Re-Coil by J.T. Nicholas
Titan, pb, £7.99
Reviewed by Sarah Deeming
Death has been cured. Consciousness can be placed in a new body, known as a coil, straight after death. Depending on how often you back up your memories, could mean there is no break between death and reawakening.
Carter Langston is on a deep space salvage mission when he comes across an abandoned ship with twenty-eight coils in suspended animation. During his recovery of the cores, the personalities, of the coils, something happens. Langston wakes up over two months later in a new coil with gaps in his memory and immediately faces an assassination attempt. Whatever happened on the abandoned ship is worth more than his immortal life. Langston must stay one step ahead of the well-paid, well-equipped assassin to uncover the truth of that abandoned ship.

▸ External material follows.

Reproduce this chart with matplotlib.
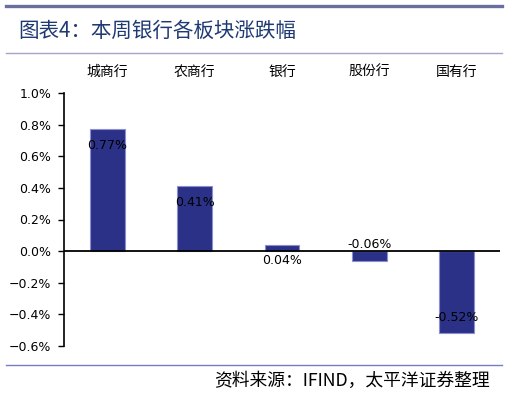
import matplotlib
matplotlib.use("Agg")
import matplotlib.pyplot as plt
from matplotlib.lines import Line2D
from matplotlib.ticker import FuncFormatter

plt.rcParams['font.family'] = ['Noto Sans CJK SC', 'DejaVu Sans']

categories = ["城商行", "农商行", "银行", "股份行", "国有行"]
values = [0.77, 0.41, 0.04, -0.06, -0.52]
yticks = [-0.6, -0.4, -0.2, 0.0, 0.2, 0.4, 0.6, 0.8, 1.0]

W, H = 507, 393
fig = plt.figure(figsize=(W / 100, H / 100), dpi=100)

# decorative lines
fig.add_artist(Line2D([6 / W, 502 / W], [1 - 6 / H, 1 - 6 / H], color="#6b6f9f", lw=2.4))
fig.add_artist(Line2D([6 / W, 502 / W], [1 - 53 / H, 1 - 53 / H], color="#a3a5c9", lw=1.0))
fig.add_artist(Line2D([6 / W, 502 / W], [1 - 365 / H, 1 - 365 / H], color="#7a7cc0", lw=1.0))

fig.text(18 / W, 1 - 31 / H, "图表4：本周银行各板块涨跌幅", color="#1f3a73",
         fontsize=14.8, va="center", ha="left")
fig.text(490 / W, 1 - 381 / H, "资料来源：IFIND，太平洋证券整理", color="#000000",
         fontsize=12.8, va="center", ha="right", style="italic")

ax = fig.add_axes([64 / W, 1 - 346 / H, (500 - 64) / W, (346 - 93) / H])
x = list(range(len(categories)))
ax.bar(x, values, width=0.4, color="#2b3187", edgecolor="#8b8fd0", linewidth=0.8, zorder=2)
ax.set_xlim(-0.5, len(categories) - 0.5)
ax.set_ylim(-0.6, 1.0)
ax.axhline(0, color="black", lw=1.3, zorder=3)

for xi, v in zip(x, values):
    yv = v - 0.1 if v > 0 else v + 0.1
    ax.text(xi, yv, f"{v:.2f}%", ha="center", va="center", fontsize=9,
            color="black", family=["DejaVu Sans"], zorder=4)

ax.set_yticks(yticks)
ax.yaxis.set_major_formatter(FuncFormatter(lambda v, p: f"{v:.1f}%".replace("-", "−")))
ax.tick_params(axis="y", direction="out", length=4, width=1, labelsize=9, pad=5)
for lbl in ax.get_yticklabels():
    lbl.set_family(["DejaVu Sans"])

ax.xaxis.set_ticks_position("top")
ax.set_xticks(x)
ax.set_xticklabels(categories, fontsize=10)
ax.tick_params(axis="x", length=0, pad=10)

for s in ["top", "right", "bottom"]:
    ax.spines[s].set_visible(False)
ax.spines["left"].set_linewidth(1.2)

fig.savefig("out.png", dpi=100)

There is a growing trend in novels exploring a future where death has been overcome by technological advantages, humanity uploading their consciousness into different bodies when their old one is used up. Re-Coil takes the next step with corporate scientists working to improve and alter the memories you wake up with. In the words of Jurassic Park’s Professor Ian Malcolm, the scientists are “so pre-occupied with whether or not they could, they didn’t stop to think if they should.”
My only complaint is that I felt I didn’t really get to bond with Langston before the action started, so I wasn’t that bothered by the fact that he was under attack from the moment he woke up. For some people the immediate action will be a draw, so if you like your sci-fi fast-paced then this is for you.
The ending works well, both satisfying as a single entity, but with potential for a longer series. If you loved Altered Carbon or the political intrigue or James S.A. Corey’s Expanse series, then you’ll enjoy this.